Abdul Hafiz was repatriated to Afghanistan in December 2009 by the Obama administration. He was one of the low-level Taliban fighters that the administration figured they could transfer. Hafiz quickly rejoined the Taliban. Hafiz was detained because he was implicated in the murder of a Red Cross worker. Today, he heads a Taliban committee in charge of hunting charity workers.

Hani Abdo Shalaan was one of the few “low-level” fighters the Bush administration transferred to Yemen. He was killed while plotting a suicide attack against the British embassy in Yemen last year.

Yousef al Shihri was a low-level fighter transferred to Saudi Arabia by the Bush administration. He was killed by Saudi security forces last year. Al Shihri was dressed as a woman and wearing a suicide explosives belt at the time.

Abdullah al Ajmi was a low-level al Qaeda recruit at the time of his detention. He was transferred to his native Kuwait during the Bush years and then made his way to Iraq. In early 2008, he blew himself up in Mosul, killing 13 Iraqis.

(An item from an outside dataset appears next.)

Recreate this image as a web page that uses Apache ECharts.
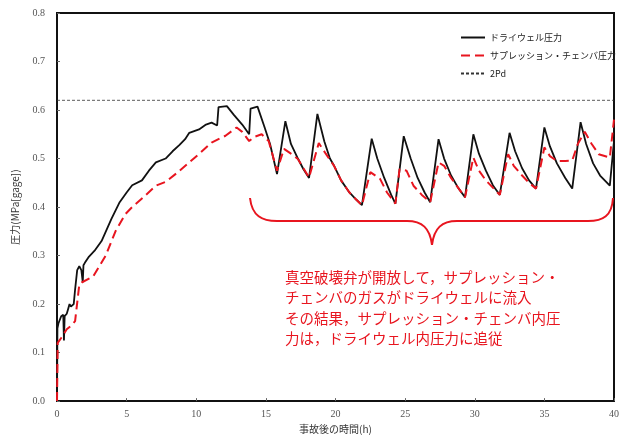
<!DOCTYPE html>
<html><head><meta charset="utf-8">
<script src="https://cdn.jsdelivr.net/npm/echarts@6/dist/echarts.min.js"></script>
<style>html,body{margin:0;padding:0;background:#fff}#c{width:622px;height:439px}</style>
</head><body><div id="c"></div>
<script>
const xTicks = [0,5,10,15,20,25,30,35,40];
const yTicks = [0,0.1,0.2,0.3,0.4,0.5,0.6,0.7,0.8];
const seriesNames = ['ドライウェル圧力','サプレッション・チェンバ圧力','2Pd'];

const dwTime = [0,0.03,0.1,0.3,0.45,0.5,0.55,0.7,0.8,0.9,1.0,1.2,1.3,1.45,1.6,1.75,1.85,1.9,2.0,2.3,2.7,3.2,3.9,4.5,5.0,5.4,6.1,6.6,7.1,7.8,8.3,8.8,9.2,9.5,10.2,10.7,11.1,11.5,11.6,12.2,12.7,13.3,13.8,13.9,14.4,14.9,15.3,15.8,16.4,16.8,17.3,17.7,18.1,18.7,19.2,19.6,19.9,20.4,21.0,21.5,21.9,22.6,23.0,23.5,24.0,24.3,24.9,25.4,25.9,26.4,26.8,27.4,27.8,28.3,28.8,29.3,29.9,30.3,30.8,31.3,31.8,32.5,32.9,33.4,33.9,34.4,35.0,35.4,35.9,36.5,37.0,37.6,38.0,38.5,39.0,39.7,40.0];
const dwValue = [0,0.15,0.16,0.175,0.178,0.125,0.175,0.18,0.19,0.2,0.195,0.2,0.23,0.27,0.278,0.27,0.245,0.28,0.285,0.298,0.31,0.33,0.375,0.41,0.43,0.445,0.455,0.475,0.492,0.5,0.515,0.528,0.54,0.553,0.56,0.57,0.574,0.568,0.606,0.608,0.59,0.57,0.55,0.603,0.607,0.565,0.53,0.468,0.577,0.53,0.5,0.478,0.46,0.592,0.535,0.5,0.485,0.455,0.43,0.415,0.404,0.541,0.5,0.46,0.425,0.407,0.546,0.5,0.46,0.43,0.41,0.54,0.5,0.465,0.44,0.42,0.55,0.51,0.475,0.445,0.425,0.553,0.515,0.48,0.455,0.438,0.564,0.525,0.49,0.46,0.438,0.575,0.53,0.49,0.465,0.444,0.536];

const scTime = [0,0.05,0.3,0.7,1.0,1.3,1.6,1.8,2.6,3.5,4.2,4.9,5.4,6.2,7.1,7.8,8.6,9.5,10.3,11.1,12.1,12.9,13.3,13.8,14.2,14.7,15.2,15.8,16.3,16.8,17.3,18.1,18.8,19.3,19.9,20.4,21.0,21.5,21.9,22.5,23.2,23.7,24.3,24.6,25.1,25.6,26.2,26.8,27.4,27.8,28.3,28.8,29.3,29.9,30.3,30.8,31.3,31.8,32.4,32.8,33.4,33.9,34.4,35.0,35.4,35.9,36.5,37.0,37.4,37.9,38.4,38.9,39.7,40.0];
const scValue = [0,0.12,0.13,0.148,0.155,0.165,0.24,0.245,0.257,0.3,0.35,0.385,0.40,0.42,0.444,0.452,0.47,0.492,0.512,0.533,0.547,0.564,0.555,0.536,0.545,0.55,0.536,0.475,0.52,0.51,0.499,0.461,0.532,0.51,0.485,0.455,0.43,0.415,0.404,0.472,0.458,0.43,0.407,0.478,0.475,0.444,0.425,0.41,0.492,0.485,0.46,0.44,0.42,0.502,0.475,0.455,0.44,0.425,0.509,0.485,0.465,0.45,0.438,0.523,0.505,0.495,0.495,0.496,0.53,0.555,0.53,0.509,0.502,0.58];

const pdTime = [0,40];
const pdValue = [0.62,0.62];

const noteLines = ['真空破壊弁が開放して，サプレッション・','チェンバのガスがドライウェルに流入','その結果，サプレッション・チェンバ内圧','力は，ドライウェル内圧力に追従'];

const zip = (a,b)=>a.map((t,i)=>[t,b[i]]);
const serif = '"Liberation Serif","DejaVu Serif",serif';
const jp = '"Noto Sans CJK JP",sans-serif';
const chart = echarts.init(document.getElementById('c'));
const red = '#e8151f';

const graphics = [
  {type:'bezierCurve', silent:true, shape:{x1:250,y1:198,x2:277,y2:221,cpx1:252,cpy1:216,cpx2:262,cpy2:221}, style:{stroke:red,lineWidth:2,fill:null}},
  {type:'line', silent:true, shape:{x1:277,y1:221,x2:407,y2:221}, style:{stroke:red,lineWidth:2}},
  {type:'bezierCurve', silent:true, shape:{x1:407,y1:221,x2:432,y2:245,cpx1:422,cpy1:221,cpx2:430,cpy2:228}, style:{stroke:red,lineWidth:2,fill:null}},
  {type:'bezierCurve', silent:true, shape:{x1:432,y1:245,x2:457,y2:221,cpx1:434,cpy1:228,cpx2:442,cpy2:221}, style:{stroke:red,lineWidth:2,fill:null}},
  {type:'line', silent:true, shape:{x1:457,y1:221,x2:588,y2:221}, style:{stroke:red,lineWidth:2}},
  {type:'bezierCurve', silent:true, shape:{x1:588,y1:221,x2:613,y2:198,cpx1:603,cpy1:221,cpx2:612,cpy2:216}, style:{stroke:red,lineWidth:2,fill:null}}
];
noteLines.forEach((s,i)=>{
  graphics.push({type:'text', silent:true, left:285, top:270+i*20.5, style:{text:s, fill:red, font:'14.5px '+jp}});
});

chart.setOption({
  animation:false,
  backgroundColor:'#fff',
  grid:{left:57,right:5,top:13,bottom:35,show:true,borderColor:'#111',borderWidth:2,backgroundColor:'transparent'},
  legend:{
    orient:'vertical', left:455, top:28, itemWidth:24, itemHeight:10, itemGap:9,
    itemStyle:{opacity:0},
    data:seriesNames, textStyle:{fontSize:9,color:'#222',fontFamily:jp}
  },
  xAxis:{
    type:'value', min:0, max:40, interval:5,
    name:'事故後の時間(h)', nameLocation:'middle', nameGap:22,
    nameTextStyle:{fontSize:10,color:'#333',fontFamily:jp},
    axisLine:{lineStyle:{color:'#111',width:2}},
    axisTick:{inside:true,length:3,lineStyle:{color:'#666'}},
    splitLine:{show:false},
    axisLabel:{fontSize:10,color:'#555',fontFamily:serif,margin:8,formatter:v=>xTicks.includes(v)?String(v):''}
  },
  yAxis:{
    type:'value', min:0, max:0.8, interval:0.1,
    name:'圧力(MPa[gage])', nameLocation:'middle', nameGap:37, nameRotate:90,
    nameTextStyle:{fontSize:10,color:'#333',fontFamily:jp},
    axisLine:{lineStyle:{color:'#111',width:2}},
    axisTick:{inside:true,length:3,lineStyle:{color:'#666'}},
    splitLine:{show:false},
    axisLabel:{fontSize:10,color:'#555',fontFamily:serif,margin:12,formatter:v=>v.toFixed(1)}
  },
  series:[
    {name:seriesNames[0], type:'line', data:zip(dwTime,dwValue), symbol:'none', z:3,
     lineStyle:{color:'#111',width:1.8}, itemStyle:{color:'#111'}},
    {name:seriesNames[1], type:'line', data:zip(scTime,scValue), symbol:'none', z:4,
     lineStyle:{color:red,width:2,type:[9,5]}, itemStyle:{color:red}},
    {name:seriesNames[2], type:'line', data:zip(pdTime,pdValue), symbol:'none', z:2,
     lineStyle:{color:'#333',width:0.8,type:[3,2]}, itemStyle:{color:'#333'}}
  ],
  graphic:graphics
});
</script></body></html>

Abdullah Mehsud was considered so low-level that he was transferred from Guantanamo before the combatant status review tribunals (CSRTs) were even held. He quickly rose up the terror network’s ranks upon release, becoming one of the most powerful Taliban commanders in South Waziristan. Mehsud blew himself up in 2007 in order to avoid recapture by Pakistani officials.

Mohammed Ismail, like Abdullah Mehsud, was considered so low-level that he was transferred from Guantanamo to Afghanistan before the CSRTs in 2004. According to the Department of Defense, Ismail is a “confirmed” recidivist after taking part in an attack on U.S. forces as a member of the Taliban.

Mohammed Yusif Yaqub, like the previous two former detainees on this list, was released before the CSRTs, indicating that officials thought he was low-level. He was repatriated to Afghanistan in May 2003. According to a DoD report, he became a Taliban commander in Afghanistan, organized a jailbreak in Kandahar, and was killed while fighting U.S. forces about one year later.

Ibrahim Shair Sen was also transferred in November 2003, or before the CSRTs. Again, this likely indicates he was considered to be low-level. According to a DoD report, he was arrested in Turkey in January 2008 and indicted in June 2008 “as the leader of al-Qaida cells.” Sen “also recruited and trained new members, provided illegal weapons to the group, and facilitated the movement of jihadists.”

There are many more examples such as those outlined above.

In 9 of the 10 examples, the detainee was transferred by the Bush administration. But based on a review of the DoD’s unclassified files on each of them, as well as other information, there is every reason to believe they would be classified as “low-level” using the methodology established by Obama’s Guantanamo Review Task Force. While the DoD’s files for most of them (there are no public files for some of them) indicate that they received at least some terrorist training and/or participated in fighting before their detention, there is no indication that the U.S. government believed any of them held leadership positions. (In Mullah Zakir’s case, it appears U.S. officials were fooled.)

The recidivism rate for former Gitmo detainees has swelled to at least 20 percent -- and continues to grow -- because of detainees who were considered “low-level.” The U.S. government, therefore, decided to risk transferring them. Every month we learn more about how mistaken that approach has been.

That is, there is absolutely no reason to believe that “low-level” al Qaeda and Taliban fighters are not significant. And the important point, as I outlined previously, is that at least 95 percent of the detainees held at Gitmo as of January 2009 were part of the terror network when they were detained.

Thomas Joscelyn is a senior fellow at the Foundation for Defense of Democracies.